Written request: Quote the listing below in full and exactly as written, but omit every picture.

Available data:
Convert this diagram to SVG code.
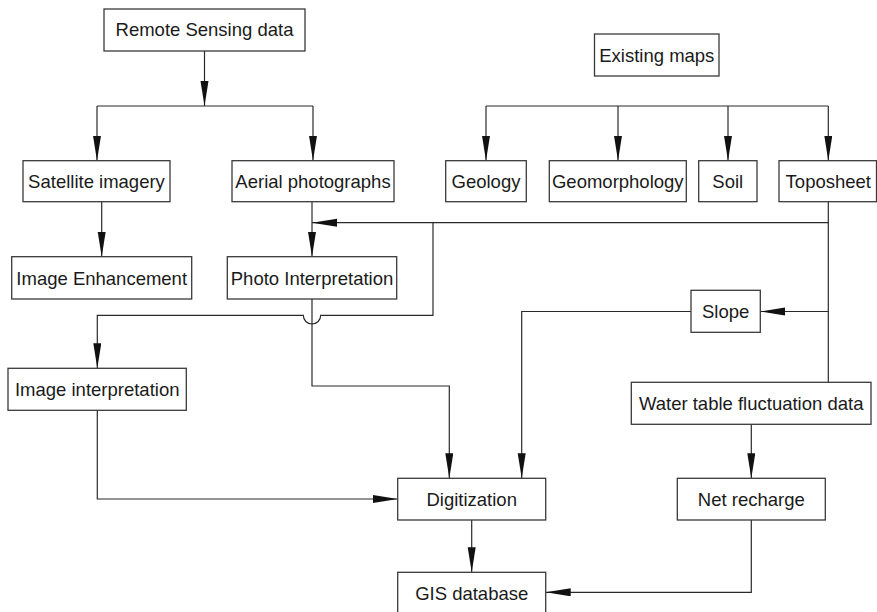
<svg xmlns="http://www.w3.org/2000/svg" width="877" height="612" viewBox="0 0 877 612">
<style>
rect.box{fill:#fff;stroke:#3a3a3a;stroke-width:1.3}
text{font-family:"Liberation Sans",Arial,sans-serif;font-size:18.5px;fill:#1a1a1a;text-anchor:middle}
.c path{fill:none;stroke:#2a2a2a;stroke-width:1.2}
.c path.a{marker-end:url(#ah)}
</style>
<defs>
<marker id="ah" markerUnits="userSpaceOnUse" markerWidth="26" markerHeight="9" refX="25" refY="4" orient="auto">
<path d="M0,0 L25,4 L0,8 Z" fill="#111"/>
</marker>
</defs>
<rect width="877" height="612" fill="#fff"/>
<g class="c" id="connectors">
<path class="a" d="M204.5,51 V106"/>
<path d="M97,106 H313"/>
<path class="a" d="M97,106 V160.7"/>
<path class="a" d="M313,106 V160.7"/>
<path d="M486,106 H828.3"/>
<path class="a" d="M486,106 V160.7"/>
<path class="a" d="M618,106 V160.7"/>
<path class="a" d="M728,106 V160.7"/>
<path class="a" d="M828.3,106 V160.7"/>
<path class="a" d="M101.7,201.7 V256.7"/>
<path class="a" d="M312,201.7 V256.7"/>
<path d="M828.3,201.7 V382.3"/>
<path class="a" d="M828.3,222.7 H312"/>
<path class="a" d="M433,222.7 V315.3 H320.7 A8.7,8.7 0 0 1 303.3,315.3 H97.3 V368.3"/>
<path class="a" d="M828.3,311.5 H760.3"/>
<path class="a" d="M691,311.5 H521.7 V478.3"/>
<path class="a" d="M312,299 V386 H449.3 V478.3"/>
<path class="a" d="M97.3,410.3 V499 H397.7"/>
<path class="a" d="M471.7,520 V572.3"/>
<path class="a" d="M751.3,424.3 V478.3"/>
<path class="a" d="M751.3,520 V592.3 H545.7"/>
</g>
<g id="remote"><rect class="box" x="104" y="9" width="201" height="42"/><text x="204.5" y="36">Remote Sensing data</text></g>
<g id="existing"><rect class="box" x="594.5" y="34" width="124.5" height="42"/><text x="656.8" y="61.5">Existing maps</text></g>
<g id="satellite"><rect class="box" x="23" y="160.7" width="147" height="41"/><text x="96.5" y="187.8">Satellite imagery</text></g>
<g id="aerial"><rect class="box" x="232" y="160.7" width="162" height="41"/><text x="313" y="187.8">Aerial photographs</text></g>
<g id="geology"><rect class="box" x="445.7" y="160.7" width="80.6" height="41"/><text x="486" y="187.8">Geology</text></g>
<g id="geomorphology"><rect class="box" x="549.3" y="160.7" width="137" height="41"/><text x="617.8" y="187.8">Geomorphology</text></g>
<g id="soil"><rect class="box" x="698.7" y="160.7" width="58.3" height="41"/><text x="727.8" y="187.8">Soil</text></g>
<g id="toposheet"><rect class="box" x="779" y="160.7" width="97.5" height="41"/><text x="828.3" y="187.8">Toposheet</text></g>
<g id="enhancement"><rect class="box" x="11.7" y="256.7" width="180" height="42.3"/><text x="101.7" y="284.5">Image Enhancement</text></g>
<g id="photo"><rect class="box" x="227.3" y="256.7" width="169.4" height="42.3"/><text x="312" y="284.5">Photo Interpretation</text></g>
<g id="slope"><rect class="box" x="691" y="290.3" width="69.3" height="42"/><text x="725.7" y="317.8">Slope</text></g>
<g id="imageinterp"><rect class="box" x="8" y="368.3" width="178.3" height="42"/><text x="97.2" y="395.5">Image interpretation</text></g>
<g id="watertable"><rect class="box" x="631.3" y="382.3" width="239.7" height="42"/><text x="751.2" y="410">Water table fluctuation data</text></g>
<g id="digitization"><rect class="box" x="397.7" y="478.3" width="148" height="41.7"/><text x="471.7" y="505.5">Digitization</text></g>
<g id="netrecharge"><rect class="box" x="677.3" y="478.3" width="148" height="41.7"/><text x="751.3" y="505.5">Net recharge</text></g>
<g id="gis"><rect class="box" x="397.7" y="572.3" width="148" height="42"/><text x="471.7" y="600">GIS database</text></g>
</svg>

Exercise answer:
Convert this diagram to SVG code.
<svg xmlns="http://www.w3.org/2000/svg" width="877" height="612" viewBox="0 0 877 612">
<style>
rect.box{fill:#fff;stroke:#3a3a3a;stroke-width:1.3}
text{font-family:"Liberation Sans",Arial,sans-serif;font-size:18.5px;fill:#1a1a1a;text-anchor:middle}
.c path{fill:none;stroke:#2a2a2a;stroke-width:1.2}
.c path.a{marker-end:url(#ah)}
</style>
<defs>
<marker id="ah" markerUnits="userSpaceOnUse" markerWidth="26" markerHeight="9" refX="25" refY="4" orient="auto">
<path d="M0,0 L25,4 L0,8 Z" fill="#111"/>
</marker>
</defs>
<rect width="877" height="612" fill="#fff"/>
<g class="c" id="connectors">
<path class="a" d="M204.5,51 V106"/>
<path d="M97,106 H313"/>
<path class="a" d="M97,106 V160.7"/>
<path class="a" d="M313,106 V160.7"/>
<path d="M486,106 H828.3"/>
<path class="a" d="M486,106 V160.7"/>
<path class="a" d="M618,106 V160.7"/>
<path class="a" d="M728,106 V160.7"/>
<path class="a" d="M828.3,106 V160.7"/>
<path class="a" d="M101.7,201.7 V256.7"/>
<path class="a" d="M312,201.7 V256.7"/>
<path d="M828.3,201.7 V382.3"/>
<path class="a" d="M828.3,222.7 H312"/>
<path class="a" d="M433,222.7 V315.3 H320.7 A8.7,8.7 0 0 1 303.3,315.3 H97.3 V368.3"/>
<path class="a" d="M828.3,311.5 H760.3"/>
<path class="a" d="M691,311.5 H521.7 V478.3"/>
<path class="a" d="M312,299 V386 H449.3 V478.3"/>
<path class="a" d="M97.3,410.3 V499 H397.7"/>
<path class="a" d="M471.7,520 V572.3"/>
<path class="a" d="M751.3,424.3 V478.3"/>
<path class="a" d="M751.3,520 V592.3 H545.7"/>
</g>
<g id="remote"><rect class="box" x="104" y="9" width="201" height="42"/><text x="204.5" y="36">Remote Sensing data</text></g>
<g id="existing"><rect class="box" x="594.5" y="34" width="124.5" height="42"/><text x="656.8" y="61.5">Existing maps</text></g>
<g id="satellite"><rect class="box" x="23" y="160.7" width="147" height="41"/><text x="96.5" y="187.8">Satellite imagery</text></g>
<g id="aerial"><rect class="box" x="232" y="160.7" width="162" height="41"/><text x="313" y="187.8">Aerial photographs</text></g>
<g id="geology"><rect class="box" x="445.7" y="160.7" width="80.6" height="41"/><text x="486" y="187.8">Geology</text></g>
<g id="geomorphology"><rect class="box" x="549.3" y="160.7" width="137" height="41"/><text x="617.8" y="187.8">Geomorphology</text></g>
<g id="soil"><rect class="box" x="698.7" y="160.7" width="58.3" height="41"/><text x="727.8" y="187.8">Soil</text></g>
<g id="toposheet"><rect class="box" x="779" y="160.7" width="97.5" height="41"/><text x="828.3" y="187.8">Toposheet</text></g>
<g id="enhancement"><rect class="box" x="11.7" y="256.7" width="180" height="42.3"/><text x="101.7" y="284.5">Image Enhancement</text></g>
<g id="photo"><rect class="box" x="227.3" y="256.7" width="169.4" height="42.3"/><text x="312" y="284.5">Photo Interpretation</text></g>
<g id="slope"><rect class="box" x="691" y="290.3" width="69.3" height="42"/><text x="725.7" y="317.8">Slope</text></g>
<g id="imageinterp"><rect class="box" x="8" y="368.3" width="178.3" height="42"/><text x="97.2" y="395.5">Image interpretation</text></g>
<g id="watertable"><rect class="box" x="631.3" y="382.3" width="239.7" height="42"/><text x="751.2" y="410">Water table fluctuation data</text></g>
<g id="digitization"><rect class="box" x="397.7" y="478.3" width="148" height="41.7"/><text x="471.7" y="505.5">Digitization</text></g>
<g id="netrecharge"><rect class="box" x="677.3" y="478.3" width="148" height="41.7"/><text x="751.3" y="505.5">Net recharge</text></g>
<g id="gis"><rect class="box" x="397.7" y="572.3" width="148" height="42"/><text x="471.7" y="600">GIS database</text></g>
</svg>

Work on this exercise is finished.